Goshen College isn’t the only college where train whistles interrupt professors mid-sentence.


Trains cross more than 25 college campuses, according to a forum posted on the website for Trains Magazine.                                                                                                                               

At Grinnell College, a private liberal arts college in Iowa, a railroad divides the residential campus from the academic campus. A railroad separates the sports complex from the main campus at Messiah College in Pennsylvania, also a private liberal arts university. A freight train runs through the center of James Madison University in Virginia. At the University of Louisville in Kentucky, a train track even separates the two buildings that form the student union.

But Goshen College will soon join an even smaller, exclusive group: those colleges divided by trains that have also built railroad underpasses. On July 4, Goshen is set to construct a concrete train underpass within a strict 24 hour schedule. The underpass will allow students and community members to cross the Norfolk Southern tracks when freight cars have stopped.

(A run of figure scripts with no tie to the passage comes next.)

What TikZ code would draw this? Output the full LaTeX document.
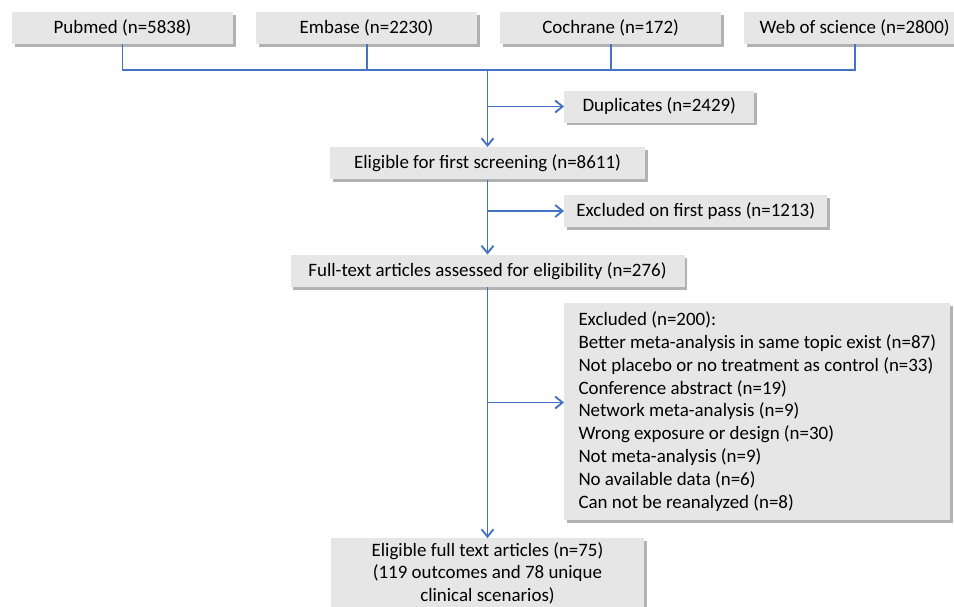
\documentclass[tikz,border=0pt]{standalone}
\usepackage{fontspec}
\setmainfont{Carlito}
\usetikzlibrary{positioning,shadows,arrows.meta}
\definecolor{boxgray}{RGB}{230,230,230}
\definecolor{lineblue}{RGB}{68,114,196}

\begin{document}
\begin{tikzpicture}[x=0.75pt, y=-0.75pt,
        main/.style = {fill=boxgray, drop shadow={shadow xshift=2.2pt, shadow yshift=-2.2pt, fill=black!55, opacity=0.55}, font=\fontsize{14.2}{17.1}\selectfont, minimum height=24pt, inner xsep=5pt, inner ysep=0pt},
        link/.style = {draw=lineblue, line width=1.4pt},
        arr/.style = {link, -{Straight Barb[length=5.5pt,width=9pt]}}]
        \useasboundingbox (0,0) rectangle (954,607);
        \node[main, minimum width=165.75pt] (pubmed) at (122.5,28) {Pubmed (n=5838)};
        \node[main, minimum width=165.75pt] (embase) [right=16.9pt of pubmed] {Embase (n=2230)};
        \node[main, minimum width=165.75pt] (cochrane) [right=16.9pt of embase] {Cochrane (n=172)};
        \node[main, minimum width=165.75pt] (wos) [right=16.9pt of cochrane] {Web of science (n=2800)};
        \coordinate (bus) at (487.5,70);
        \node[main, minimum width=236.25pt] (elig) [below=57.75pt of bus] {Eligible for first screening (n=8611)};
        \node[main, minimum width=295.5pt] (full) [below=56.25pt of elig] {Full-text articles assessed for eligibility (n=276)};
        \node[main, minimum width=234.75pt, align=center, inner ysep=3pt] (final) [below=188.25pt of full] {Eligible full text articles (n=75)\\(119 outcomes and 78 unique\\clinical scenarios)};
        \node[main, minimum width=142.5pt, anchor=west] (dup) at (564,106.5) {Duplicates (n=2429)};
        \node[main, minimum width=197.25pt, anchor=west] (excl1) at (564,211) {Excluded on first pass (n=1213)};
        \node[main, minimum width=289.5pt, minimum height=162.75pt, align=left, anchor=west] (excl2) at (564,411.5) {Excluded (n=200):\\Better meta-analysis in same topic exist (n=87)\\Not placebo or no treatment as control (n=33)\\Conference abstract (n=19)\\Network meta-analysis (n=9)\\Wrong exposure or design (n=30)\\Not meta-analysis (n=9)\\No available data (n=6)\\Can not be reanalyzed (n=8)};
        \draw[link] (pubmed.south) |- (bus) -| (wos.south);
        \draw[link] (embase.south) -- (embase.south |- bus);
        \draw[link] (cochrane.south) -- (cochrane.south |- bus);
        \draw[arr] (bus) -- (elig);
        \draw[arr] (dup.west -| bus) -- (dup.west);
        \draw[arr] (elig) -- (full);
        \draw[arr] (excl1.west -| elig) -- (excl1.west);
        \draw[arr] (full) -- (final);
        \draw[arr] ([yshift=6.75pt]excl2.west -| full) -- ([yshift=6.75pt]excl2.west);
    \end{tikzpicture}
\end{document}
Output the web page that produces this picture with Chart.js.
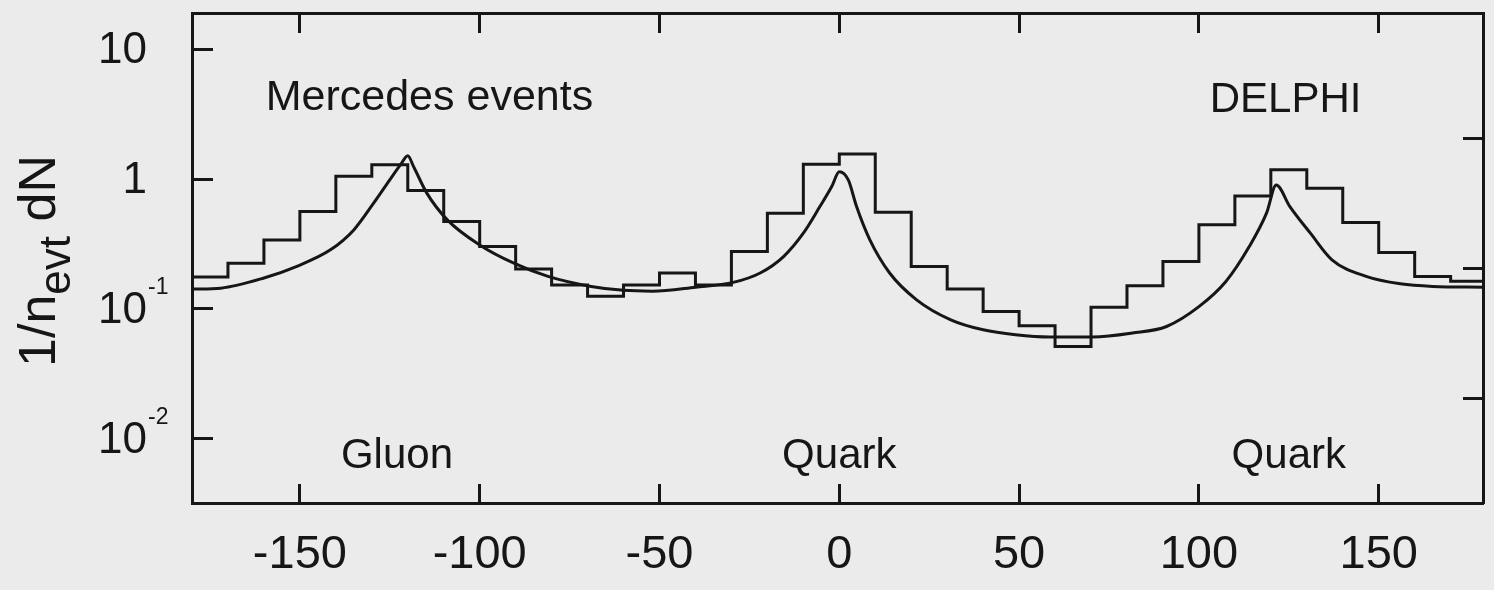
<!DOCTYPE html>
<html>
<head>
<meta charset="utf-8">
<title>Mercedes events - DELPHI</title>
<script src="https://cdn.jsdelivr.net/npm/chart.js@4.4.1/dist/chart.umd.min.js"></script>
<style>
  html, body { margin: 0; padding: 0; background: #ebebeb; }
  #wrap { width: 1494px; height: 590px; }
</style>
</head>
<body>
<div id="wrap"><canvas id="chart" width="1494" height="590"></canvas></div>
<script>
'use strict';

// angle bins, 10 degrees wide (lower edges)
const binStart = [-180, -170, -160, -150, -140, -130, -120, -110, -100, -90, -80, -70,
  -60, -50, -40, -30, -20, -10, 0, 10, 20, 30, 40, 50,
  60, 70, 80, 90, 100, 110, 120, 130, 140, 150, 160, 170];
const binWidth = 10;
const histValues = [0.176, 0.225, 0.340, 0.562, 1.05, 1.29, 0.816, 0.471, 0.302, 0.203, 0.153, 0.125,
  0.153, 0.189, 0.153, 0.277, 0.546, 1.30, 1.56, 0.556, 0.212, 0.142, 0.0955, 0.0741,
  0.0513, 0.103, 0.151, 0.232, 0.444, 0.742, 1.18, 0.851, 0.463, 0.272, 0.178, 0.163];

// smooth prediction curve
const curveAngle = [-180, -172, -160, -151, -141.5, -135, -129.5, -125, -122, -120,
  -118.4, -114.7, -109, -100, -90.5, -81, -69, -60, -52, -40,
  -29.5, -22, -15.5, -10, -5.4, -2.1, 0, 2.5, 4.8, 8.5,
  14, 21.5, 31, 40, 49, 58.5, 70.5, 81.5, 91, 100,
  107.5, 114, 118.8, 121.5, 125.3, 131, 137, 146.5, 156, 165, 179];
const curveValue = [0.142, 0.1445, 0.173, 0.212, 0.285, 0.406, 0.652, 0.986, 1.29, 1.51,
  1.25, 0.779, 0.485, 0.311, 0.225, 0.178, 0.149, 0.139, 0.137, 0.147,
  0.160, 0.189, 0.253, 0.383, 0.614, 0.876, 1.14, 0.986, 0.614, 0.340,
  0.189, 0.1175, 0.0824, 0.069, 0.0632, 0.0607, 0.0607, 0.0651, 0.0732, 0.104,
  0.1625, 0.302, 0.546, 0.90, 0.614, 0.383, 0.239, 0.178, 0.156, 0.149, 0.147];

const xTicks = [-150, -100, -50, 0, 50, 100, 150];
const yTicks = [0.01, 0.1, 1, 10];
const yTicksRight = [0.01, 0.1, 1];

const notes = [
  { text: 'Mercedes events', x: -159.5, y: 3.41, align: 'left', size: 43 },
  { text: 'DELPHI', x: 103, y: 3.31, align: 'left', size: 42 },
  { text: 'Gluon', x: -123, y: 0.0059, align: 'center', size: 42 },
  { text: 'Quark', x: 0, y: 0.006, align: 'center', size: 42 },
  { text: 'Quark', x: 125, y: 0.006, align: 'center', size: 42 }
];

const ink = '#161616';
const family = '"Liberation Sans", Arial, Helvetica, sans-serif';

// histogram as a stepped line: each bin start, plus the closing edge
const histPoints = binStart.map((a, i) => ({ x: a, y: histValues[i] }));
histPoints.push({ x: binStart[binStart.length - 1] + binWidth, y: histValues[histValues.length - 1] });
const curvePoints = curveAngle.map((a, i) => ({ x: a, y: curveValue[i] }));

const setTicks = list => axis => { axis.ticks = list.map(v => ({ value: v })); };
const inward = len => ({ drawOnChartArea: false, drawTicks: true, tickLength: -len, tickWidth: 3, tickColor: ink });
const frame = { display: true, color: ink, width: 3 };

const textLayer = {
  id: 'textLayer',
  beforeDraw(chart) {
    const ctx = chart.ctx;
    ctx.save();
    ctx.fillStyle = '#ebebeb';
    ctx.fillRect(0, 0, chart.width, chart.height);
    ctx.restore();
  },
  afterDraw(chart) {
    const ctx = chart.ctx;
    const area = chart.chartArea;
    const xs = chart.scales.x;
    const ys = chart.scales.y;
    ctx.save();
    ctx.fillStyle = ink;

    // y labels: 10, 1, 10^-1, 10^-2 with raised exponents
    ys.ticks.forEach(t => {
      const py = ys.getPixelForValue(t.value);
      const p = Math.round(Math.log10(t.value));
      const right = area.left - 45;
      ctx.font = '44px ' + family;
      ctx.textAlign = 'right';
      ctx.textBaseline = 'middle';
      ctx.fillText(p === 0 ? '1' : '10', right, py + 2);
      if (p < 0) {
        ctx.font = '23px ' + family;
        ctx.textAlign = 'left';
        ctx.textBaseline = 'alphabetic';
        ctx.fillText(String(p), right + 1, py - 15);
      }
    });

    // text inside the frame
    ctx.textBaseline = 'alphabetic';
    notes.forEach(n => {
      ctx.font = n.size + 'px ' + family;
      ctx.textAlign = n.align;
      ctx.fillText(n.text, xs.getPixelForValue(n.x), ys.getPixelForValue(n.y));
    });

    // rotated axis title 1/n_evt dN
    const parts = [
      { t: '1/n', size: 52, dy: 0 },
      { t: 'evt', size: 44, dy: 15 },
      { t: ' dN', size: 52, dy: 0 }
    ];
    let total = 0;
    parts.forEach(s => { ctx.font = s.size + 'px ' + family; s.w = ctx.measureText(s.t).width; total += s.w; });
    ctx.translate(55, (area.top + area.bottom) / 2 + 3);
    ctx.rotate(-Math.PI / 2);
    ctx.textAlign = 'left';
    let pos = -total / 2;
    parts.forEach(s => {
      ctx.font = s.size + 'px ' + family;
      ctx.fillText(s.t, pos, s.dy);
      pos += s.w;
    });
    ctx.restore();
  }
};

const chartConfig = {
  type: 'line',
  data: {
    datasets: [
      {
        label: 'data',
        data: histPoints,
        stepped: 'before',
        borderColor: ink,
        borderWidth: 3,
        pointRadius: 0,
        fill: false
      },
      {
        label: 'model',
        data: curvePoints,
        cubicInterpolationMode: 'monotone',
        borderColor: ink,
        borderWidth: 3,
        pointRadius: 0,
        fill: false
      }
    ]
  },
  options: {
    responsive: false,
    animation: false,
    devicePixelRatio: 1,
    layout: { padding: 0 },
    plugins: { legend: { display: false }, tooltip: { enabled: false } },
    scales: {
      x: {
        type: 'linear', position: 'bottom', min: -180, max: 179,
        afterBuildTicks: setTicks(xTicks),
        afterFit: axis => { axis.height = 87; },
        grid: inward(19),
        border: frame,
        ticks: { color: ink, font: { family: family, size: 47 }, padding: 43, maxRotation: 0, autoSkip: false }
      },
      x2: {
        type: 'linear', position: 'top', min: -180, max: 179,
        afterBuildTicks: setTicks(xTicks),
        afterFit: axis => { axis.height = 13; },
        grid: inward(20),
        border: frame,
        ticks: { display: false }
      },
      y: {
        type: 'logarithmic', position: 'left',
        min: Math.pow(10, -2.495), max: Math.pow(10, 1.279),
        afterBuildTicks: setTicks(yTicks),
        afterFit: axis => { axis.width = 192; },
        grid: inward(21),
        border: frame,
        ticks: { display: false }
      },
      y2: {
        type: 'logarithmic', position: 'right',
        min: Math.pow(10, -2.804), max: Math.pow(10, 0.970),
        afterBuildTicks: setTicks(yTicksRight),
        afterFit: axis => { axis.width = 11; },
        grid: inward(20),
        border: frame,
        ticks: { display: false }
      }
    }
  },
  plugins: [textLayer]
};

const myChart = new Chart(document.getElementById('chart'), chartConfig);
</script>
</body>
</html>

Goshen College’s underpass construction is motivated by concern for pedestrian safety, as rail traffic has increased in the last decade.

“When you stop to think about how many times people are crossing these tracks in one day,” said Jim Histand, the vice president of finance at Goshen College, “you come up with huge numbers.”

In 2009, a Goshen College student was struck by the train, although he survived with an injury. Histand says the pressure for railway safety is becoming greater and greater.

“It takes just one bad decision for an accident to happen,” said Histand.

Like Goshen, Texas A&M University in College Station is constructing an underpass following railroad accidents. In 2006, Robert Walker Best, a senior, died after falling under a train. In 2009, Patrick Jernigan, a junior, died after being hit by a train.

Train accidents on campuses often correlate with alcohol consumption. According to compelledtoact.com, a website that documents alcohol-related deaths of college students, all four students killed by trains in the fall of 2008 were under the influence of drugs or alcohol. In the case of Goshen’s and one of Texas A&M’s accidents, the students were under the influence of alcohol.

Texas A&M is now beginning a $34 million project to install two vehicle and pedestrian underpasses. The project will conclude in January 2013 and will allow students to cross to the west side of campus without walking across the tracks.

Peter Lange, the executive director for the Division of Operation and Transportation Services, hopes Texas A&M’s underpass will reduce traffic congestion and yet also be an enjoyable walkway for pedestrians.

“I think the underpass will be very convenient,” said Jasmine Bailey, a junior at Texas A&M. “It is important to be safe when crossing the tracks, especially at night.”

Histand said that Goshen did not consult other colleges when designing the underpass. However, he said the project follows design trends where walkways are being installed under or over highways.

“When enough warrants to spend the money,” said Histand, “it makes sense for communities to build an underpass.”

But with the building of Goshen’s underpass also comes a sense of loss for college culture. Goshen College has been synonymous with its stopped trains and noisy whistles since 1903, when the college moved to Goshen from Elkhart and settled near the railroad tracks instead of the Elkhart River.

At the time, trains conveyed passengers to the campus, promising a business advantage; now, of course, Norfolk Southern hauls only freight within a hundred yards of Goshen College dorms.

“There is definitely something to be lost with the underpass,” said Marita Beachy, a junior at Goshen. “My parents and grandparents went here and they remember waiting for trains. Future students won’t have that!”

But Histand is confident a train culture will remain.

“The trains will still be a part of the college experience,” said Histand. “Students just won’t need to fall, run or crawl through them.”

Meanwhile, colleges without underpasses continue to make peace with the trains that rumble through their campuses.

Amanda Vanthull, a sophomore at Hope College in Missouri, where a train cuts through the edge of campus, said, “The train is noisy, but it’s just a part of our campus.”